Exercise requirements: Each line from the start of the records below through the line that contains "from matplotlib.lines import Line2D" should be printed exactly. Pictures are omitted.

Data for the task:

☆ ☆ ☆

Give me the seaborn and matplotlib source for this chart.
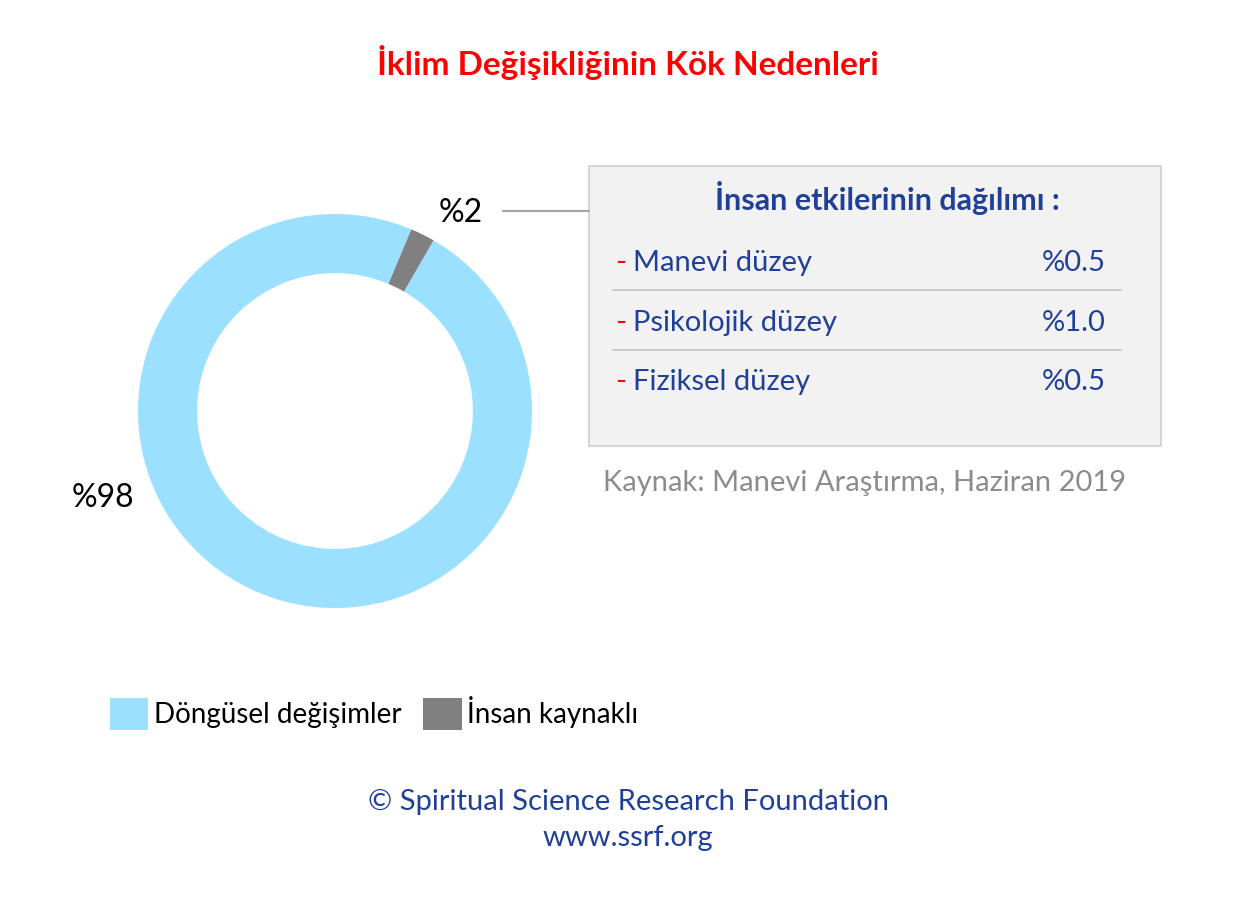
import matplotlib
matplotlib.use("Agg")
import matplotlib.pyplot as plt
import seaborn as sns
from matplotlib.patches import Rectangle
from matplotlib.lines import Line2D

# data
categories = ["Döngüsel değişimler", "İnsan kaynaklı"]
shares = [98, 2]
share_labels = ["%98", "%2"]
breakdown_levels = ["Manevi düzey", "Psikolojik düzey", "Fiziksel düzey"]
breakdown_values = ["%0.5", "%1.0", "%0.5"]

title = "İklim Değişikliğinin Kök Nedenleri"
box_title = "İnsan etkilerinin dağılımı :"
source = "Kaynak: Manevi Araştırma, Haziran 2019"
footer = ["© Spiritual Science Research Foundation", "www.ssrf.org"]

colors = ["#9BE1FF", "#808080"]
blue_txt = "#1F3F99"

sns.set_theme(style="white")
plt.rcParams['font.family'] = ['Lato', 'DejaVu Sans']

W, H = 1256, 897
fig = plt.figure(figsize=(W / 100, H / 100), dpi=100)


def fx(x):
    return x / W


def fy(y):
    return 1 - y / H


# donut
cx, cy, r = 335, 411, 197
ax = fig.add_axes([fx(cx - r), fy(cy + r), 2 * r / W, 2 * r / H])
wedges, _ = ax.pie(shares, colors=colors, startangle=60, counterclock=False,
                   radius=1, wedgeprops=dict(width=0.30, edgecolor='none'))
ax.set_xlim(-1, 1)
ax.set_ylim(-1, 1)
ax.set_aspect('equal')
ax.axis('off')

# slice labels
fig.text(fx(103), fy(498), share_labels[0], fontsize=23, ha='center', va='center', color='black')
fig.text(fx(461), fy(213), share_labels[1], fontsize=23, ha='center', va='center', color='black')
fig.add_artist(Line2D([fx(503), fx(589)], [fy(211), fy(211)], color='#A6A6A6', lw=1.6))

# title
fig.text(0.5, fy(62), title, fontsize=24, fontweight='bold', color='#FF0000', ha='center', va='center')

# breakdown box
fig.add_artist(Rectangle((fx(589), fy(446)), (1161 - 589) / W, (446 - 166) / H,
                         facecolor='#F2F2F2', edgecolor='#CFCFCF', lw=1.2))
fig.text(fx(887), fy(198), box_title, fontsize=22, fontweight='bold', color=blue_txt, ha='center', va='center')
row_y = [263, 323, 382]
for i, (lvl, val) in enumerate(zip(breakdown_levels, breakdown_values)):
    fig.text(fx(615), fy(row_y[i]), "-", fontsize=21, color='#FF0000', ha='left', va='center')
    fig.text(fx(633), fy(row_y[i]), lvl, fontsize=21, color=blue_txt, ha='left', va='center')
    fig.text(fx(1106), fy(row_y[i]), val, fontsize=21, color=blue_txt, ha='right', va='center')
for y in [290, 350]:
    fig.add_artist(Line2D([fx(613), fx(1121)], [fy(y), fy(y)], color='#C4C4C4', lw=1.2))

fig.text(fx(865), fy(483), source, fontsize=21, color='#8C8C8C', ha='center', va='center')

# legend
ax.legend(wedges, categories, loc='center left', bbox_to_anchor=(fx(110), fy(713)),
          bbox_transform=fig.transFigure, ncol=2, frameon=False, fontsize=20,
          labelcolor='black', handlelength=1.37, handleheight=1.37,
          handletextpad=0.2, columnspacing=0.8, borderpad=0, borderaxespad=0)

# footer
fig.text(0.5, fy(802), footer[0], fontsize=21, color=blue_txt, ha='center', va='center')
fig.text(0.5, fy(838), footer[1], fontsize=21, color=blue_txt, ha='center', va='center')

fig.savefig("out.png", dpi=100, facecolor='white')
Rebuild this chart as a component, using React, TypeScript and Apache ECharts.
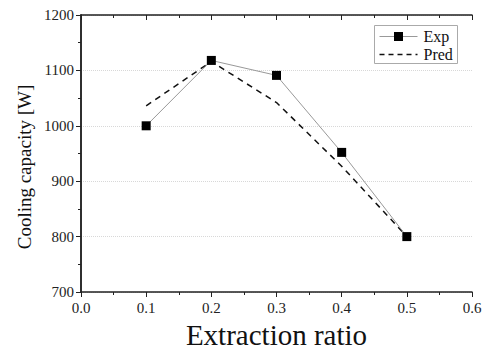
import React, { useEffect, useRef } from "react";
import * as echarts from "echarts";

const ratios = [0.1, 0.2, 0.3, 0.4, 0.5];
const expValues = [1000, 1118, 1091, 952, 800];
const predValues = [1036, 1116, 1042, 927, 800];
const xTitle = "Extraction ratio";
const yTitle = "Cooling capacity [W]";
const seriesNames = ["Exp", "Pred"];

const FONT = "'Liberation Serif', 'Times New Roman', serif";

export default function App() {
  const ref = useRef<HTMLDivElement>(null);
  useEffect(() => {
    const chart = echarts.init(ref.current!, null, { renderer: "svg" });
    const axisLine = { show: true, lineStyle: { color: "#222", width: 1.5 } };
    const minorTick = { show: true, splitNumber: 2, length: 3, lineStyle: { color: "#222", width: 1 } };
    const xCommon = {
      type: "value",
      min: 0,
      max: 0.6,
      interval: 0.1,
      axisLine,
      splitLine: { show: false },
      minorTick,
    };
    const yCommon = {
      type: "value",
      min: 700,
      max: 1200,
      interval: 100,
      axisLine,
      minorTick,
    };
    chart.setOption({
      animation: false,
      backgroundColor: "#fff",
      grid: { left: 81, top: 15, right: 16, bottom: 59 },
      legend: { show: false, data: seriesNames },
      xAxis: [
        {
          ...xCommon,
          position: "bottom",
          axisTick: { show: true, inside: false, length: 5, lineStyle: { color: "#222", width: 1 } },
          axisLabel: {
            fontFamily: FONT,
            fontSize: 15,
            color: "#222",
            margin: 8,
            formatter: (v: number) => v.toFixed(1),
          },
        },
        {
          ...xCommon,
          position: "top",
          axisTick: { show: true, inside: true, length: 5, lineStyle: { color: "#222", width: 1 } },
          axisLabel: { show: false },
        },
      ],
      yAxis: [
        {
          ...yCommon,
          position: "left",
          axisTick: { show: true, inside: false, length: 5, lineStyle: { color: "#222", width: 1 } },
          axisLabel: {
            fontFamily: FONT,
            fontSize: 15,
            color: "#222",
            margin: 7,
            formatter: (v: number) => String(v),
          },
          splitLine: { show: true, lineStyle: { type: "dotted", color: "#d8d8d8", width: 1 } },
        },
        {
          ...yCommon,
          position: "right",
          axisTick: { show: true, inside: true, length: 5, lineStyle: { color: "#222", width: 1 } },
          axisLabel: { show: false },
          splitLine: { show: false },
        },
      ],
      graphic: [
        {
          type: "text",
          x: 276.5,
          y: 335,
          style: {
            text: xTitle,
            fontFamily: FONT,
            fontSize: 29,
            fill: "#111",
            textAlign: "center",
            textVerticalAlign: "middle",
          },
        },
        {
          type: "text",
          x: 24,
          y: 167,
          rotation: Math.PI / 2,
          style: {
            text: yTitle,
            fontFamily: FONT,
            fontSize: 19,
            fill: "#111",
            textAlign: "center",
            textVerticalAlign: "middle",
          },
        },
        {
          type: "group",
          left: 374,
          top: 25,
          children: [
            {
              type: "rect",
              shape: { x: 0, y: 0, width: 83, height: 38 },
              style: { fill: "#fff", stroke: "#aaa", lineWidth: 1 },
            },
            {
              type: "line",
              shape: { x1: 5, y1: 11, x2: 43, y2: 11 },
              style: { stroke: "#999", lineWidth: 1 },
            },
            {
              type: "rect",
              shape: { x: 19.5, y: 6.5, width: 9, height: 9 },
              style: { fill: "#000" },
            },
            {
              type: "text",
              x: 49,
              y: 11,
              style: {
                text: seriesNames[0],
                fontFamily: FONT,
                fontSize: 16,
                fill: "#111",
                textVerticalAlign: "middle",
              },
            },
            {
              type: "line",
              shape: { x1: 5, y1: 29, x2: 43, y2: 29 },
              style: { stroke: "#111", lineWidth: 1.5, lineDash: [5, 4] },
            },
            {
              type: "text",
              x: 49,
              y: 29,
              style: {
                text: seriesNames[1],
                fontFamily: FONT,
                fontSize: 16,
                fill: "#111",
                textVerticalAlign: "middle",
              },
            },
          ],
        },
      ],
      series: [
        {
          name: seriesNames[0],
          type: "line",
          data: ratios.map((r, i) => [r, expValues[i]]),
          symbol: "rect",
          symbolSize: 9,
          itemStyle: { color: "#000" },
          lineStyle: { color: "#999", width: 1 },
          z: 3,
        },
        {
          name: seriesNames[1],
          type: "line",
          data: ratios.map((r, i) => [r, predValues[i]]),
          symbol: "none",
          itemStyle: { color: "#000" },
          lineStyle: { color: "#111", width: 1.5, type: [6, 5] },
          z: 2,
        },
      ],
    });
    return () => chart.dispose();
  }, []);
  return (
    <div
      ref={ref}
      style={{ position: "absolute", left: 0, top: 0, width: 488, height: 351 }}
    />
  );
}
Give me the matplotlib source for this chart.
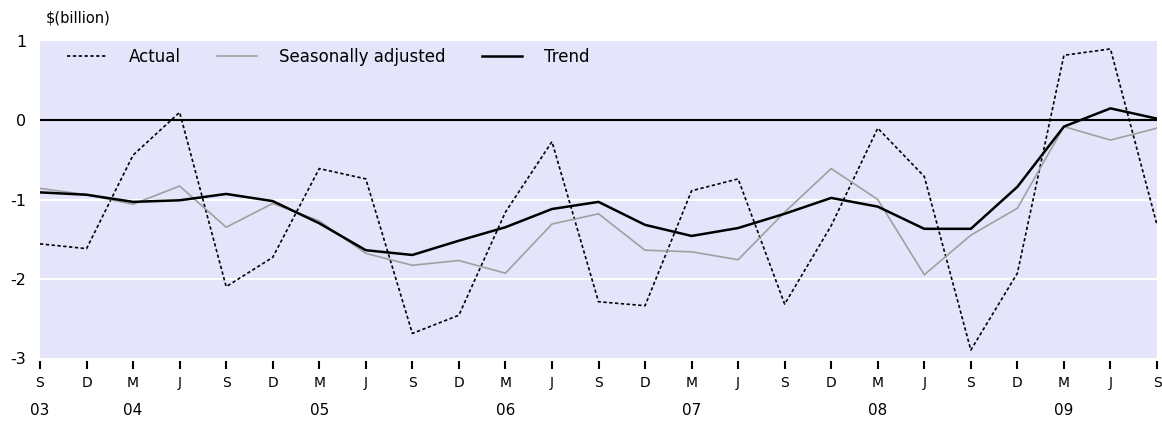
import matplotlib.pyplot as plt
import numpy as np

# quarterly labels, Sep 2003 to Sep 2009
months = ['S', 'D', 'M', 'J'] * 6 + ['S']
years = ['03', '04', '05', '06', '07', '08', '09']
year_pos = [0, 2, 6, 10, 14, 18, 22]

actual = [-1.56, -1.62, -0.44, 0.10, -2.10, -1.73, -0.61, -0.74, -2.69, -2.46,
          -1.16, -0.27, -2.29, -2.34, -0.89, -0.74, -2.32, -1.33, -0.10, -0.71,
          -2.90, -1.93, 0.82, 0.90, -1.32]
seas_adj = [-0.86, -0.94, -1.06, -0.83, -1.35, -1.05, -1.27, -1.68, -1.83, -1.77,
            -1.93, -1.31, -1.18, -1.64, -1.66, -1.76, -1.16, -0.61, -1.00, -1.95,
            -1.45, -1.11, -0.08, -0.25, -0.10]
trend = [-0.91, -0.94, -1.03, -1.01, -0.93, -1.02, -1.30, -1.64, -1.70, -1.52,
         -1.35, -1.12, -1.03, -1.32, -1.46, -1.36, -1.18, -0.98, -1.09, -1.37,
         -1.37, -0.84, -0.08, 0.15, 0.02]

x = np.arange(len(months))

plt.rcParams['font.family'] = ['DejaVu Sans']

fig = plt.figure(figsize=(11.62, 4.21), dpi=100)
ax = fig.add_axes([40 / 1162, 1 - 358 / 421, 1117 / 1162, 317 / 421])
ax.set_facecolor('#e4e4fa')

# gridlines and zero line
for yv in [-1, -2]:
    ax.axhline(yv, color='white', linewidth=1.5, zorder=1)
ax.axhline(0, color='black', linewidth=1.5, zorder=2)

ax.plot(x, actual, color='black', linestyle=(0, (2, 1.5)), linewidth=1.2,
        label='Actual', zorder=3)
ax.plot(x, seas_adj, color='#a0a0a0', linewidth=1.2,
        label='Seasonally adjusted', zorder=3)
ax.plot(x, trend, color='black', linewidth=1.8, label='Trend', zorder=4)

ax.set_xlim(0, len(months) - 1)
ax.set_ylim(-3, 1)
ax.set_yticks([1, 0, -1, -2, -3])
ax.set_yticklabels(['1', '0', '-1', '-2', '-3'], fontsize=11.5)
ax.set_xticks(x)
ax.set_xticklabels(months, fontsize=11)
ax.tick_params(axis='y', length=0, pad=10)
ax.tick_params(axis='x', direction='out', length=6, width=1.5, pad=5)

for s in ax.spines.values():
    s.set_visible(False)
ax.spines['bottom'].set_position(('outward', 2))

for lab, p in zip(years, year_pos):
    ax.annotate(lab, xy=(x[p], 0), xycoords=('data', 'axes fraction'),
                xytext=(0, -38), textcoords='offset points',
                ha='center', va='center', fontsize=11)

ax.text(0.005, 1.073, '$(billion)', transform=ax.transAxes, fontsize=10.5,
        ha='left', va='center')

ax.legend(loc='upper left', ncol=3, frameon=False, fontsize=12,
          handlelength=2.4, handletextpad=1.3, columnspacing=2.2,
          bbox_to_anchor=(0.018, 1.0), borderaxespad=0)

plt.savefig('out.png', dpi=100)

☆ ☆ ☆

Solution for this task:
Give me the seaborn and matplotlib source for this chart.
import matplotlib
matplotlib.use("Agg")
import matplotlib.pyplot as plt
import seaborn as sns
from matplotlib.patches import Rectangle
from matplotlib.lines import Line2D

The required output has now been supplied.